Through his environment–people, places, and objects—the main character in The Names by Don Delillo, James realizes that both language and politics are part of routines that in the end speak for how we act as a group but do not say much for one’s individual state of mind. James learns that language teaches us to lie to ourselves–for instance, James at one point lies to the concierge of a hotel by telling him he’s going to certain places, but these places are only place-names he can properly pronounce in a foreign language — and when tied with politics, the two forces allow the mind to regress to self-delusion and hide behind human fears.
In Delillo’s novel, “America is the myth” (114). Instead of constructing an identity for James, politics keeps him away from the realm of individuality because everywhere he goes, he is reminded that he is an American because he is traveling to parts of the world where Americans are judged based on their government. From people like Andreas, he sees that Americans have the need to feel self-important–“it’s only in a crisis that Americans see other people” and even then it “has to be an American crisis…look this is Iran, this is Iraq. Let us pronounce the word correctly…the Americans choose strategy over principle every time and yet keep believing in their own innocence.” and lie to themselves (58). From living abroad, he notes that “[e]veryone is there…Not just Americans. They’re all there. But the others lack a certain mythical quality that terrorists find attractive,” and it’s this myth of America created by others that serves to “embody recurring [routine] themes that people can use to comfort themselves, justify themselves” (114). James suggests that all groups of people are guilty of the same things: self-delusion, self-importance, and the lies, the fiction, we tell ourselves–everyone gives and takes blame.

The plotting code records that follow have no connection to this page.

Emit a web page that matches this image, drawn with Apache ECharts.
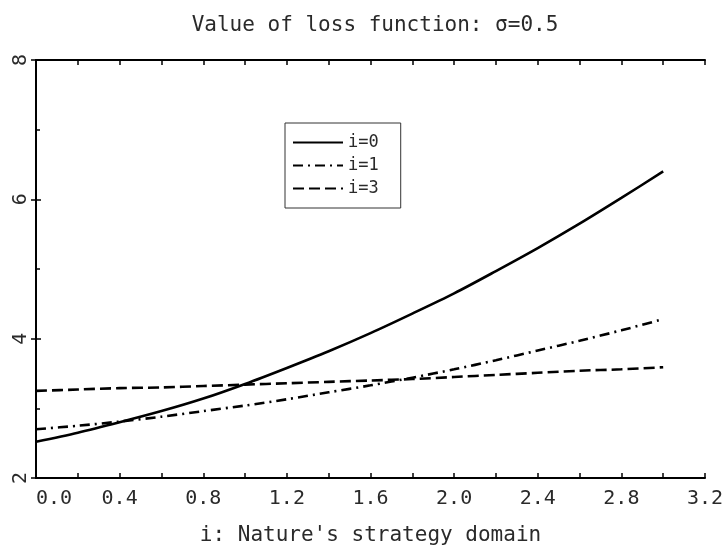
<!DOCTYPE html>
<html>
<head>
<meta charset="utf-8">
<script src="https://cdn.jsdelivr.net/npm/echarts@6/dist/echarts.min.js"></script>
<style>
html,body{margin:0;padding:0;background:#fff;}
#chart{width:724px;height:548px;}
</style>
</head>
<body>
<div id="chart"></div>
<script>
// ---- data ----
var titleText = 'Value of loss function: \u03c3=0.5';
var xAxisName = "i: Nature's strategy domain";
var seriesNames = ['i=0', 'i=1', 'i=3'];
var xValues = [0.0, 0.2, 0.4, 0.6, 0.8, 1.0, 1.2, 1.4, 1.6, 1.8, 2.0, 2.2, 2.4, 2.6, 2.8, 3.0];
var loss_i0 = [2.52, 2.65, 2.80, 2.96, 3.14, 3.35, 3.58, 3.82, 4.08, 4.36, 4.65, 4.97, 5.30, 5.65, 6.02, 6.40];
var loss_i1 = [2.70, 2.75, 2.81, 2.88, 2.96, 3.04, 3.13, 3.23, 3.33, 3.44, 3.56, 3.69, 3.83, 3.97, 4.12, 4.28];
var loss_i3 = [3.25, 3.27, 3.29, 3.30, 3.32, 3.34, 3.36, 3.38, 3.40, 3.42, 3.45, 3.48, 3.51, 3.54, 3.56, 3.59];
var xMin = 0, xMax = 3.2, xStep = 0.4;
var yMin = 2, yMax = 8, yStep = 2;

function pairs(xs, ys) { return xs.map(function (x, i) { return [x, ys[i]]; }); }

var FONT = 'DejaVu Sans Mono';
var TXT = '#2a2a2a';
var AX = { lineStyle: { color: '#000', width: 2 } };

var chart = echarts.init(document.getElementById('chart'), null, { renderer: 'canvas' });
var lineStyles = [
  { color: '#000', width: 2.6, type: 'solid' },
  { color: '#000', width: 2.6, type: [10, 5, 2, 5] },
  { color: '#000', width: 2.6, type: [11, 5] }
];
var dataSets = [loss_i0, loss_i1, loss_i3];

chart.setOption({
  animation: false,
  backgroundColor: '#fff',
  title: {
    text: titleText,
    left: 370, top: 10, textAlign: 'center',
    textStyle: { fontFamily: FONT, fontSize: 21, fontWeight: 'normal', color: TXT }
  },
  grid: { left: 36, right: 19, top: 60, bottom: 70, containLabel: false, outerBoundsMode: 'none' },
  legend: {
    data: seriesNames,
    orient: 'vertical',
    left: 285, top: 123,
    padding: [11, 22, 11, 7],
    itemWidth: 50, itemHeight: 16, itemGap: 6,
    borderColor: '#333', borderWidth: 1,
    itemStyle: { color: 'rgba(0,0,0,0)', borderWidth: 0, opacity: 0 },
    textStyle: { fontFamily: FONT, fontSize: 17, color: TXT }
  },
  xAxis: [{
    type: 'value', min: xMin, max: xMax, interval: xStep,
    position: 'bottom',
    axisLine: AX,
    axisTick: { inside: true, length: 5, lineStyle: { color: '#000', width: 1.5 } },
    minorTick: { show: true, splitNumber: 2, length: 5, lineStyle: { color: '#000', width: 1.5 } },
    splitLine: { show: false },
    axisLabel: {
      fontFamily: FONT, fontSize: 20, color: TXT, margin: 11,
      alignMinLabel: 'left',
      formatter: function (v) { return v.toFixed(1); }
    },
    name: xAxisName, nameLocation: 'middle', nameGap: 47,
    nameTextStyle: { fontFamily: FONT, fontSize: 21, color: TXT }
  }, {
    type: 'value', min: xMin, max: xMax, interval: 0.2,
    position: 'top',
    axisLine: AX,
    axisTick: { inside: true, length: 5, lineStyle: { color: '#000', width: 1.5 } },
    splitLine: { show: false },
    axisLabel: { show: false }
  }],
  yAxis: [{
    type: 'value', min: yMin, max: yMax, interval: yStep,
    position: 'left',
    axisLine: AX,
    axisTick: { inside: true, length: 5, lineStyle: { color: '#000', width: 1.5 } },
    minorTick: { show: true, splitNumber: 2, length: 4, lineStyle: { color: '#000', width: 1.5 } },
    splitLine: { show: false },
    axisLabel: { fontFamily: FONT, fontSize: 20, color: TXT, rotate: 90, margin: 5 }
  }, {
    type: 'value', min: yMin, max: yMax, interval: yStep,
    position: 'right',
    axisLine: AX,
    axisTick: { inside: true, length: 5, lineStyle: { color: '#000', width: 1.5 } },
    splitLine: { show: false },
    axisLabel: { show: false }
  }],
  series: seriesNames.map(function (name, k) {
    return {
      name: name, type: 'line',
      xAxisIndex: 0, yAxisIndex: 0,
      data: pairs(xValues, dataSets[k]),
      symbol: 'none', smooth: 0.3,
      lineStyle: lineStyles[k],
      itemStyle: { color: '#000' }
    };
  })
});
</script>
</body>
</html>
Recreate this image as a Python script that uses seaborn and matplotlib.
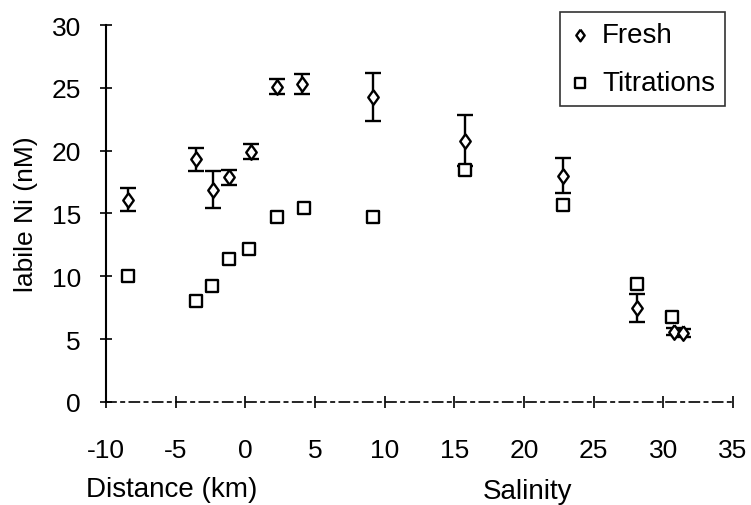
import numpy as np
import pandas as pd
import matplotlib
matplotlib.use("Agg")
import matplotlib.pyplot as plt
import seaborn as sns

# Fresh samples (x = distance for x<~10, salinity beyond)
fresh_x = [-8.4, -3.5, -2.3, -1.2, 0.4, 2.3, 4.1, 9.2, 15.8, 22.8, 28.1, 30.8, 31.4]
fresh_y = [16.1, 19.3, 16.9, 17.9, 19.9, 25.1, 25.3, 24.3, 20.8, 18.0, 7.5, 5.6, 5.5]
fresh_err = [0.9, 0.9, 1.5, 0.6, 0.6, 0.6, 0.8, 1.9, 2.0, 1.4, 1.1, 0.3, 0.3]

# Titrations
titr_x = [-8.4, -3.5, -2.4, -1.2, 0.3, 2.3, 4.2, 9.2, 15.8, 22.8, 28.1, 30.6]
titr_y = [10.0, 8.0, 9.2, 11.4, 12.2, 14.7, 15.4, 14.7, 18.5, 15.7, 9.4, 6.8]

xticks = list(range(-10, 40, 5))
yticks = list(range(0, 35, 5))

sns.set_style("ticks")
plt.rcParams['font.family'] = ['Liberation Sans', 'DejaVu Sans']
plt.rcParams['axes.unicode_minus'] = False
for key in ['text.color', 'axes.labelcolor', 'xtick.color', 'ytick.color', 'axes.edgecolor']:
    plt.rcParams[key] = 'black'

df = pd.concat([
    pd.DataFrame({'x': fresh_x, 'y': fresh_y, 'kind': 'Fresh'}),
    pd.DataFrame({'x': titr_x, 'y': titr_y, 'kind': 'Titrations'}),
], ignore_index=True)

# diamond a bit narrower than it is tall
diamond = [(0, 1), (0.72, 0), (0, -1), (-0.72, 0), (0, 1)]

fig = plt.figure(figsize=(7.51, 5.06), dpi=100)
ax = fig.add_axes([0.141, 0.2036, 0.835, 0.745])

ax.errorbar(fresh_x, fresh_y, yerr=fresh_err, fmt='none', ecolor='black',
            elinewidth=1.7, capsize=6, capthick=1.7, zorder=2)
sns.scatterplot(data=df[df.kind == 'Fresh'], x='x', y='y', marker=diamond,
                color='white', s=110, edgecolor='black', linewidth=1.7,
                ax=ax, zorder=3, label='Fresh')
sns.scatterplot(data=df[df.kind == 'Titrations'], x='x', y='y', marker='s',
                color='white', s=70, edgecolor='black', linewidth=1.7,
                ax=ax, zorder=3, label='Titrations')

ax.set_xlim(-10, 35)
ax.set_ylim(0, 30)
ax.set_xticks(xticks)
ax.set_yticks(yticks)
ax.set_xlabel('')
ax.set_ylabel('labile Ni (nM)', fontsize=19, labelpad=10)
ax.tick_params(direction='inout', length=8, width=1.2, labelsize=19)
ax.tick_params(axis='x', pad=22)
ax.tick_params(axis='y', pad=14)

sns.despine(ax=ax, top=True, right=True)
ax.spines['left'].set_linewidth(1.5)
ax.spines['bottom'].set_linewidth(1.2)
ax.spines['bottom'].set_linestyle((0, (6, 3, 2, 3)))

fig.text(0.229, 0.032, 'Distance (km)', ha='center', va='center', fontsize=20)
fig.text(0.703, 0.028, 'Salinity', ha='center', va='center', fontsize=20)

handles, labels = ax.get_legend_handles_labels()
leg = ax.legend(handles, labels, loc='upper right', bbox_to_anchor=(0.987, 1.034),
                frameon=True, fancybox=False, edgecolor='black', fontsize=20,
                handletextpad=0.45, borderpad=0.35, labelspacing=0.8, handlelength=0.7,
                borderaxespad=0, markerscale=0.8)
leg.get_frame().set_linewidth(1.2)

fig.savefig('out.png', dpi=100)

James’s environment or his constant change in environment allows him to progressively understand that this is all politics and language molded together to make him part of a common identity.
The stones of the past that Owen found from a dig use language primarily for community dealings; the knowledge of an everyday language used in the past reveals nothing about the constructs of the individual self–“The stones spoke,” Owen says, “what the stones say, after all, is often routine stuff. Inventories, land sale contracts, grain payments, records of commodities, so many cows, so many sheep…it seems to be the case that the first writing was motivated by a desire to keep accounts” (35). Later in the novel, he realizes that “language [as Mrs. Helen taught it] existed mainly as a medium of politeness between people” and once again have very little to say about the individual (250). “Do people make things to define the boundaries to the self?” James asks and then affirms that “objects are the limits we desperately need” (133). Language, objects that possess language, guns used to kill people (justified by “revenge” and war or “strategy” ) are all things that people use to restrain ourselves from reaching our individual selves (202).
Language and politics, unlike the individuality of the human mind where anything can be expressed, can not stand alone; it needs people to set its limitations, it needs rules. It was this “setting of limits that [James] thought he needed” in the beginning (192). If you think about the rules of conversation in society, you’ll find that a majority of the time, depending on whom you’re speaking to, there are things you can and can not say because they may be socially inappropriate or politically incorrect, there are parts of ourselves that we are simply not allowed to reveal. The same can be said for the rules of violence–one needs revenge, which is like a routine ritual, “like a religious experience,” but without the “revenge motive…the violent act is sickly” and mad (202).